### Aim of the exercise
Leave out every picture, then transcribe the rest of the listing exactly.

>>>>>

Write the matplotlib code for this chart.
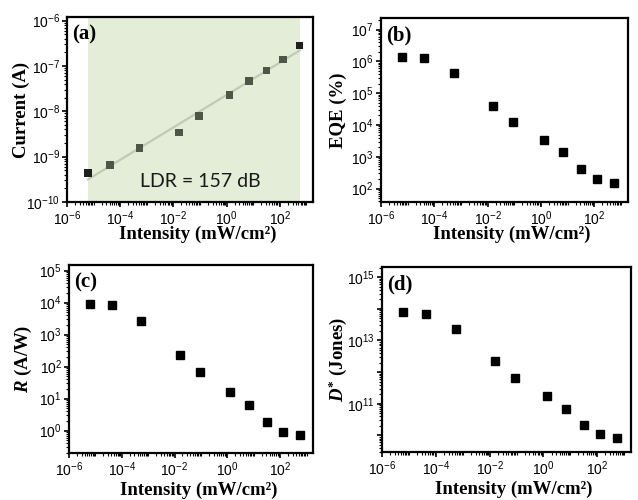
import numpy as np
import matplotlib
matplotlib.use("Agg")
import matplotlib.pyplot as plt
from matplotlib.ticker import FixedLocator, LogLocator, FuncFormatter, NullFormatter

plt.rcParams['mathtext.fontset'] = 'custom'
plt.rcParams['mathtext.rm'] = 'Liberation Serif:bold'
plt.rcParams['mathtext.it'] = 'Liberation Serif:bold:italic'
plt.rcParams['mathtext.bf'] = 'Liberation Serif:bold'

# ---- data ----
intensity = [6.2e-6, 4.2e-5, 5.4e-4, 1.6e-2, 9.1e-2, 1.3, 6.8, 32, 129, 550]  # mW/cm^2
current = [4.3e-10, 6.6e-10, 1.55e-9, 3.4e-9, 7.9e-9, 2.3e-8, 4.7e-8, 8.0e-8, 1.4e-7, 2.8e-7]
eqe = [1.4e6, 1.24e6, 4.3e5, 4.0e4, 1.27e4, 3.4e3, 1.37e3, 400, 208, 155]
resp = [9.3e3, 8.3e3, 2.7e3, 225, 66, 16, 6.3, 1.8, 0.93, 0.71]
dstar = [7.9e13, 7.0e13, 2.3e13, 2.2e12, 6.7e11, 1.75e11, 6.9e10, 2.2e10, 1.1e10, 8.5e9]
x_major = [1e-6, 1e-4, 1e-2, 1e0, 1e2]
ldr_text = "LDR = 157 dB"

fig = plt.figure(figsize=(6.38, 5.0), dpi=100)

rects = {
    'a': [0.105, 0.596, 0.386, 0.370],
    'b': [0.597, 0.596, 0.387, 0.368],
    'c': [0.108, 0.094, 0.383, 0.376],
    'd': [0.599, 0.096, 0.390, 0.370],
}
ylims = {
    'a': (1e-10, 1.2e-6),
    'b': (38, 2.3e7),
    'c': (0.2, 1.5e5),
    'd': (3e9, 2.1e15),
}
ylabels = {
    'a': 'Current (A)',
    'b': 'EQE (%)',
    'c': '$R$ (A/W)',
    'd': '$D^{*}$ (Jones)',
}
ylab_x = {'a': -0.15, 'b': -0.138, 'c': -0.143, 'd': -0.135}
xlab_y = {'a': -0.13, 'b': -0.13, 'c': -0.155, 'd': -0.155}

serif = 'Liberation Serif'
sans = 'Liberation Sans'


def powfmt(v, pos):
    e = int(np.round(np.log10(v)))
    return r'$\mathdefault{10^{%d}}$' % e


def oddfmt(v, pos):
    e = int(np.round(np.log10(v)))
    if e % 2 == 1:
        return r'$\mathdefault{10^{%d}}$' % e
    return ''


def style(ax, key):
    ax.set_xscale('log')
    ax.set_yscale('log')
    ax.set_xlim(1e-6, 1.8e3)
    ax.set_ylim(*ylims[key])
    ax.xaxis.set_major_locator(FixedLocator(x_major))
    ax.xaxis.set_minor_locator(LogLocator(base=10, subs=np.arange(1, 10), numticks=30))
    ax.xaxis.set_major_formatter(FuncFormatter(powfmt))
    ax.xaxis.set_minor_formatter(NullFormatter())
    ax.yaxis.set_major_locator(LogLocator(base=10, numticks=30))
    ax.yaxis.set_minor_locator(LogLocator(base=10, subs=np.arange(2, 10), numticks=30))
    ax.yaxis.set_major_formatter(FuncFormatter(oddfmt if key == 'd' else powfmt))
    ax.yaxis.set_minor_formatter(NullFormatter())
    ax.tick_params(which='major', direction='out', length=3.5, width=1.2, pad=1.5,
                   labelsize=10, top=False, right=False)
    ax.tick_params(which='minor', direction='out', length=2, width=0.8,
                   top=False, right=False)
    for lab in ax.get_xticklabels() + ax.get_yticklabels():
        lab.set_fontfamily(sans)
    for s in ax.spines.values():
        s.set_linewidth(1.6)
    ax.set_xlabel('Intensity (mW/cm²)', fontfamily=serif, fontweight='bold', fontsize=13.5)
    ax.set_ylabel(ylabels[key], fontfamily=serif, fontweight='bold', fontsize=13.5)
    ax.xaxis.set_label_coords(0.53, xlab_y[key])
    ax.yaxis.set_label_coords(ylab_x[key], 0.5)
    ax.text(0.02, 0.96, '(%s)' % key, transform=ax.transAxes, ha='left', va='top',
            fontfamily=serif, fontweight='bold', fontsize=15)


# (a)
ax = fig.add_axes(rects['a'])
style(ax, 'a')
ax.axvspan(intensity[0], intensity[-1], color='#e3edd7', zorder=0, lw=0)
lx = np.log10(intensity)
ly = np.log10(current)
k, b = np.polyfit(lx, ly, 1)
xf = np.array([lx[0], lx[-1]])
ax.plot(10 ** xf, 10 ** (k * xf + b), color='#c2c9b7', lw=1.6, zorder=2)
cols = ['#1e1e1e'] + ['#4e5648'] * (len(intensity) - 2) + ['#1e1e1e']
ax.scatter(intensity, current, marker='s', s=30, c=cols, zorder=3, linewidths=0)
ax.text(0.54, 0.11, ldr_text, transform=ax.transAxes, ha='center', va='center',
        fontfamily='Lato', fontsize=14, color='#1a1a1a')

# (b)
ax = fig.add_axes(rects['b'])
style(ax, 'b')
ax.plot(intensity, eqe, 's', color='black', ms=5.5, ls='none')

# (c)
ax = fig.add_axes(rects['c'])
style(ax, 'c')
ax.plot(intensity, resp, 's', color='black', ms=5.5, ls='none')

# (d)
ax = fig.add_axes(rects['d'])
style(ax, 'd')
ax.plot(intensity, dstar, 's', color='black', ms=5.5, ls='none')

fig.savefig('out.png', dpi=100)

<<<<<

### Exercise output
Write the matplotlib code for this chart.
import numpy as np
import matplotlib
matplotlib.use("Agg")
import matplotlib.pyplot as plt
from matplotlib.ticker import FixedLocator, LogLocator, FuncFormatter, NullFormatter

plt.rcParams['mathtext.fontset'] = 'custom'
plt.rcParams['mathtext.rm'] = 'Liberation Serif:bold'
plt.rcParams['mathtext.it'] = 'Liberation Serif:bold:italic'
plt.rcParams['mathtext.bf'] = 'Liberation Serif:bold'

# ---- data ----
intensity = [6.2e-6, 4.2e-5, 5.4e-4, 1.6e-2, 9.1e-2, 1.3, 6.8, 32, 129, 550]  # mW/cm^2
current = [4.3e-10, 6.6e-10, 1.55e-9, 3.4e-9, 7.9e-9, 2.3e-8, 4.7e-8, 8.0e-8, 1.4e-7, 2.8e-7]
eqe = [1.4e6, 1.24e6, 4.3e5, 4.0e4, 1.27e4, 3.4e3, 1.37e3, 400, 208, 155]
resp = [9.3e3, 8.3e3, 2.7e3, 225, 66, 16, 6.3, 1.8, 0.93, 0.71]
dstar = [7.9e13, 7.0e13, 2.3e13, 2.2e12, 6.7e11, 1.75e11, 6.9e10, 2.2e10, 1.1e10, 8.5e9]
x_major = [1e-6, 1e-4, 1e-2, 1e0, 1e2]
ldr_text = "LDR = 157 dB"

fig = plt.figure(figsize=(6.38, 5.0), dpi=100)

rects = {
    'a': [0.105, 0.596, 0.386, 0.370],
    'b': [0.597, 0.596, 0.387, 0.368],
    'c': [0.108, 0.094, 0.383, 0.376],
    'd': [0.599, 0.096, 0.390, 0.370],
}
ylims = {
    'a': (1e-10, 1.2e-6),
    'b': (38, 2.3e7),
    'c': (0.2, 1.5e5),
    'd': (3e9, 2.1e15),
}
ylabels = {
    'a': 'Current (A)',
    'b': 'EQE (%)',
    'c': '$R$ (A/W)',
    'd': '$D^{*}$ (Jones)',
}
ylab_x = {'a': -0.15, 'b': -0.138, 'c': -0.143, 'd': -0.135}
xlab_y = {'a': -0.13, 'b': -0.13, 'c': -0.155, 'd': -0.155}

serif = 'Liberation Serif'
sans = 'Liberation Sans'


def powfmt(v, pos):
    e = int(np.round(np.log10(v)))
    return r'$\mathdefault{10^{%d}}$' % e


def oddfmt(v, pos):
    e = int(np.round(np.log10(v)))
    if e % 2 == 1:
        return r'$\mathdefault{10^{%d}}$' % e
    return ''


def style(ax, key):
    ax.set_xscale('log')
    ax.set_yscale('log')
    ax.set_xlim(1e-6, 1.8e3)
    ax.set_ylim(*ylims[key])
    ax.xaxis.set_major_locator(FixedLocator(x_major))
    ax.xaxis.set_minor_locator(LogLocator(base=10, subs=np.arange(1, 10), numticks=30))
    ax.xaxis.set_major_formatter(FuncFormatter(powfmt))
    ax.xaxis.set_minor_formatter(NullFormatter())
    ax.yaxis.set_major_locator(LogLocator(base=10, numticks=30))
    ax.yaxis.set_minor_locator(LogLocator(base=10, subs=np.arange(2, 10), numticks=30))
    ax.yaxis.set_major_formatter(FuncFormatter(oddfmt if key == 'd' else powfmt))
    ax.yaxis.set_minor_formatter(NullFormatter())
    ax.tick_params(which='major', direction='out', length=3.5, width=1.2, pad=1.5,
                   labelsize=10, top=False, right=False)
    ax.tick_params(which='minor', direction='out', length=2, width=0.8,
                   top=False, right=False)
    for lab in ax.get_xticklabels() + ax.get_yticklabels():
        lab.set_fontfamily(sans)
    for s in ax.spines.values():
        s.set_linewidth(1.6)
    ax.set_xlabel('Intensity (mW/cm²)', fontfamily=serif, fontweight='bold', fontsize=13.5)
    ax.set_ylabel(ylabels[key], fontfamily=serif, fontweight='bold', fontsize=13.5)
    ax.xaxis.set_label_coords(0.53, xlab_y[key])
    ax.yaxis.set_label_coords(ylab_x[key], 0.5)
    ax.text(0.02, 0.96, '(%s)' % key, transform=ax.transAxes, ha='left', va='top',
            fontfamily=serif, fontweight='bold', fontsize=15)


# (a)
ax = fig.add_axes(rects['a'])
style(ax, 'a')
ax.axvspan(intensity[0], intensity[-1], color='#e3edd7', zorder=0, lw=0)
lx = np.log10(intensity)
ly = np.log10(current)
k, b = np.polyfit(lx, ly, 1)
xf = np.array([lx[0], lx[-1]])
ax.plot(10 ** xf, 10 ** (k * xf + b), color='#c2c9b7', lw=1.6, zorder=2)
cols = ['#1e1e1e'] + ['#4e5648'] * (len(intensity) - 2) + ['#1e1e1e']
ax.scatter(intensity, current, marker='s', s=30, c=cols, zorder=3, linewidths=0)
ax.text(0.54, 0.11, ldr_text, transform=ax.transAxes, ha='center', va='center',
        fontfamily='Lato', fontsize=14, color='#1a1a1a')

# (b)
ax = fig.add_axes(rects['b'])
style(ax, 'b')
ax.plot(intensity, eqe, 's', color='black', ms=5.5, ls='none')

# (c)
ax = fig.add_axes(rects['c'])
style(ax, 'c')
ax.plot(intensity, resp, 's', color='black', ms=5.5, ls='none')

# (d)
ax = fig.add_axes(rects['d'])
style(ax, 'd')
ax.plot(intensity, dstar, 's', color='black', ms=5.5, ls='none')

fig.savefig('out.png', dpi=100)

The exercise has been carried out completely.